Records with drawing code:
--- Begin ---

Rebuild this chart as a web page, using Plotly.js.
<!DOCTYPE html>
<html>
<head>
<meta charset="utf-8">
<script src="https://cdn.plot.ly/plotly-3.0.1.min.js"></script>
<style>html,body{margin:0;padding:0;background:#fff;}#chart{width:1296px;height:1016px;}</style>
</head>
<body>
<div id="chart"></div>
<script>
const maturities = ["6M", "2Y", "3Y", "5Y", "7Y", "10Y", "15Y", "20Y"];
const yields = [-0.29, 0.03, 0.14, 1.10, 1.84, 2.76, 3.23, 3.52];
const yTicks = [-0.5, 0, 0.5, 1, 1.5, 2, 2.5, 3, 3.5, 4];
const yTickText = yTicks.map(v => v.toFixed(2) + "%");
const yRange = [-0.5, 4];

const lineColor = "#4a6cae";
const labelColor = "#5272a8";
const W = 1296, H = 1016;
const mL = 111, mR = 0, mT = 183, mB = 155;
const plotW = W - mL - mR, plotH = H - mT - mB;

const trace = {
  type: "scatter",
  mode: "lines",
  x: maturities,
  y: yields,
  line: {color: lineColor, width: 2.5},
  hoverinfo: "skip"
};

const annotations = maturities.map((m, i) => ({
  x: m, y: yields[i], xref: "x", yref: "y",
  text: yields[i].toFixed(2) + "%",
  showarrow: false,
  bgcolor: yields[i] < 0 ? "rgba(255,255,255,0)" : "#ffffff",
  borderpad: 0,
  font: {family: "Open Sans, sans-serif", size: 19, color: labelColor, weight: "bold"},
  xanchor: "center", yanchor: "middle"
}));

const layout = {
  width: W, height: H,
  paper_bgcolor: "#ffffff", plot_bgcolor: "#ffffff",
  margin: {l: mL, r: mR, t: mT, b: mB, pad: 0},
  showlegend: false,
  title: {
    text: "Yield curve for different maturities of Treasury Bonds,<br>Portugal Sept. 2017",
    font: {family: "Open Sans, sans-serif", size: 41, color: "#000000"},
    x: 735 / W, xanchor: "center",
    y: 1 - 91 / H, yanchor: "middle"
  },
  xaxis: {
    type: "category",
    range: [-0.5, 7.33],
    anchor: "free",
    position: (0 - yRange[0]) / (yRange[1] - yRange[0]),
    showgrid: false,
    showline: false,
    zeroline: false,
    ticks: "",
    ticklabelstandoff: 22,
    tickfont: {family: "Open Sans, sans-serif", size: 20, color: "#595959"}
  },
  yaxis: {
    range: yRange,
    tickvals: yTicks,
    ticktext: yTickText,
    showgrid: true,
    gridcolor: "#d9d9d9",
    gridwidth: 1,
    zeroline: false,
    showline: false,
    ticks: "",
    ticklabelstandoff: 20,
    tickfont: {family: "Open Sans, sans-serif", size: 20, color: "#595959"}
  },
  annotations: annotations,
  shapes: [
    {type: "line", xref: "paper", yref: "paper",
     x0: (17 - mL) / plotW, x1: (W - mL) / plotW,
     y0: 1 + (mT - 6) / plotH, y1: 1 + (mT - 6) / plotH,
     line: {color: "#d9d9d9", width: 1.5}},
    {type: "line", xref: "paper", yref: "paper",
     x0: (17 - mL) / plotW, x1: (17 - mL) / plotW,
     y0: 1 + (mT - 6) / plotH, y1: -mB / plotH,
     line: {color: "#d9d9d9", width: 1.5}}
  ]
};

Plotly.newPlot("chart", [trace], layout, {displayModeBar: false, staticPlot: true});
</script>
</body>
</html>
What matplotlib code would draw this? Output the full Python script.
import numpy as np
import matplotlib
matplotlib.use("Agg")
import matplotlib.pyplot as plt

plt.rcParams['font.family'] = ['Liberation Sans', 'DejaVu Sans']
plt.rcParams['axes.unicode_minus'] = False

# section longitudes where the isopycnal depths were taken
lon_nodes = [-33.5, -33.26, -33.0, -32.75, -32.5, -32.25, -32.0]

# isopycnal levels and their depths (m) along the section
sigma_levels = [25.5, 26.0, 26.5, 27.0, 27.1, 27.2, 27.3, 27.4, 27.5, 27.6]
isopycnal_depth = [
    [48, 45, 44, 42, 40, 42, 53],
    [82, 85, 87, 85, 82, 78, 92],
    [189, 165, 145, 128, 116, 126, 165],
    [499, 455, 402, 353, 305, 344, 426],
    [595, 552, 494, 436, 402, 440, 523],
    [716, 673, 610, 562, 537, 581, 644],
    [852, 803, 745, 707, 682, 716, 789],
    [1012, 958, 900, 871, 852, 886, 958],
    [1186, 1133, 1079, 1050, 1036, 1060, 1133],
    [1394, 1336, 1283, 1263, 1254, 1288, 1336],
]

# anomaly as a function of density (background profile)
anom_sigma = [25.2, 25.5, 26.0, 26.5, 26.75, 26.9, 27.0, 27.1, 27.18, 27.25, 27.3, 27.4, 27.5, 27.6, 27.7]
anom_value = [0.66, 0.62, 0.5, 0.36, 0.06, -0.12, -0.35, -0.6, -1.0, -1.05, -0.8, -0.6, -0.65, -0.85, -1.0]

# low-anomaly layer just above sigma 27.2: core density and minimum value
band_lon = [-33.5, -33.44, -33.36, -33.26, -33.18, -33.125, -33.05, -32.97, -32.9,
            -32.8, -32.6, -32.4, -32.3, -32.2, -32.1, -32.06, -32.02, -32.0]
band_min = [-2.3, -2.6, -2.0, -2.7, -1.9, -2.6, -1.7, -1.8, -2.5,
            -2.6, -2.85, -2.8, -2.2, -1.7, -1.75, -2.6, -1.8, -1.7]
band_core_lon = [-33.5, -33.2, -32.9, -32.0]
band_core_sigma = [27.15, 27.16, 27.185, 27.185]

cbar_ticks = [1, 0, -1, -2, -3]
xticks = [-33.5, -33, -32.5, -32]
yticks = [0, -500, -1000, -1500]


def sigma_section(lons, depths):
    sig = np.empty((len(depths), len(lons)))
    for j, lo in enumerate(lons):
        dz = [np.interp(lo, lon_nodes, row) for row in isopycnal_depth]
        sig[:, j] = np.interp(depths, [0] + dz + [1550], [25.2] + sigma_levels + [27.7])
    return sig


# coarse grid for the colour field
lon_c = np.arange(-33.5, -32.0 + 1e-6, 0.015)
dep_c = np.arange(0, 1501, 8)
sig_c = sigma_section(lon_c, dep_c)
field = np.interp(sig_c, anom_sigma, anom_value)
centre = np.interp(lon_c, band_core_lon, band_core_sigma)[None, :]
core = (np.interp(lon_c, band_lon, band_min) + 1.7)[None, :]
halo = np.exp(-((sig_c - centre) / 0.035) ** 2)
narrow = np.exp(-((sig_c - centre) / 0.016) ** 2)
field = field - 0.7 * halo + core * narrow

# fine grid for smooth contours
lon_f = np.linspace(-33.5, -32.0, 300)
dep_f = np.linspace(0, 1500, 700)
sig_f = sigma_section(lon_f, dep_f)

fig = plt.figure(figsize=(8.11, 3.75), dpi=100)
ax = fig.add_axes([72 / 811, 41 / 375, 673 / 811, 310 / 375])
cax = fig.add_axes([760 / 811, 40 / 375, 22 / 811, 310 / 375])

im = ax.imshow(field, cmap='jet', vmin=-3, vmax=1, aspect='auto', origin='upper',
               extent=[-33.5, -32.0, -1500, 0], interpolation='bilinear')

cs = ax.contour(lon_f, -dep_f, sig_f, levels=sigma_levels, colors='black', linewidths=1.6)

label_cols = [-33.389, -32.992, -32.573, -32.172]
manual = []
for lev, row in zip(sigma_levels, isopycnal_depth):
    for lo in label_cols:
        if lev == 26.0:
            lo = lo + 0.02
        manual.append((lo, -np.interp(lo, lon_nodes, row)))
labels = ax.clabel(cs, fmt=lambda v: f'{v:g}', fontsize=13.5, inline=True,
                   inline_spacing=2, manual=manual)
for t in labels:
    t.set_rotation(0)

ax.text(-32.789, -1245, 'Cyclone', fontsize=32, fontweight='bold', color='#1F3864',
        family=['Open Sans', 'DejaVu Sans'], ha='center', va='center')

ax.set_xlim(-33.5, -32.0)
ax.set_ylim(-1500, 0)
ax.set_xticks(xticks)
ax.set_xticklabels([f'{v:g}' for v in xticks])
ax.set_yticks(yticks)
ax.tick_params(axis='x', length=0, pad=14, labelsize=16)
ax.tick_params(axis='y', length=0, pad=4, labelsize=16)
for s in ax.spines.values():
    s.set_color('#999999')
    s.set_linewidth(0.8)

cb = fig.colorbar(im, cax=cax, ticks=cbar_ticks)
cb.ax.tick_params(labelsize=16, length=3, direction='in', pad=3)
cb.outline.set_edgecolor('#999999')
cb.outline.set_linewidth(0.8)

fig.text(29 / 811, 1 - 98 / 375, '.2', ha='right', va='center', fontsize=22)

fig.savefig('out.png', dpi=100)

--- End ---

→ TASK TO COMPLETE: Proceeding from the line containing "What matplotlib code" through the line containing "yticks = [0, -500, -1000, -1500]", transcribe the lines above exactly, both end lines included.

→ RESPONSE BELOW:
What matplotlib code would draw this? Output the full Python script.
import numpy as np
import matplotlib
matplotlib.use("Agg")
import matplotlib.pyplot as plt

plt.rcParams['font.family'] = ['Liberation Sans', 'DejaVu Sans']
plt.rcParams['axes.unicode_minus'] = False

# section longitudes where the isopycnal depths were taken
lon_nodes = [-33.5, -33.26, -33.0, -32.75, -32.5, -32.25, -32.0]

# isopycnal levels and their depths (m) along the section
sigma_levels = [25.5, 26.0, 26.5, 27.0, 27.1, 27.2, 27.3, 27.4, 27.5, 27.6]
isopycnal_depth = [
    [48, 45, 44, 42, 40, 42, 53],
    [82, 85, 87, 85, 82, 78, 92],
    [189, 165, 145, 128, 116, 126, 165],
    [499, 455, 402, 353, 305, 344, 426],
    [595, 552, 494, 436, 402, 440, 523],
    [716, 673, 610, 562, 537, 581, 644],
    [852, 803, 745, 707, 682, 716, 789],
    [1012, 958, 900, 871, 852, 886, 958],
    [1186, 1133, 1079, 1050, 1036, 1060, 1133],
    [1394, 1336, 1283, 1263, 1254, 1288, 1336],
]

# anomaly as a function of density (background profile)
anom_sigma = [25.2, 25.5, 26.0, 26.5, 26.75, 26.9, 27.0, 27.1, 27.18, 27.25, 27.3, 27.4, 27.5, 27.6, 27.7]
anom_value = [0.66, 0.62, 0.5, 0.36, 0.06, -0.12, -0.35, -0.6, -1.0, -1.05, -0.8, -0.6, -0.65, -0.85, -1.0]

# low-anomaly layer just above sigma 27.2: core density and minimum value
band_lon = [-33.5, -33.44, -33.36, -33.26, -33.18, -33.125, -33.05, -32.97, -32.9,
            -32.8, -32.6, -32.4, -32.3, -32.2, -32.1, -32.06, -32.02, -32.0]
band_min = [-2.3, -2.6, -2.0, -2.7, -1.9, -2.6, -1.7, -1.8, -2.5,
            -2.6, -2.85, -2.8, -2.2, -1.7, -1.75, -2.6, -1.8, -1.7]
band_core_lon = [-33.5, -33.2, -32.9, -32.0]
band_core_sigma = [27.15, 27.16, 27.185, 27.185]

cbar_ticks = [1, 0, -1, -2, -3]
xticks = [-33.5, -33, -32.5, -32]
yticks = [0, -500, -1000, -1500]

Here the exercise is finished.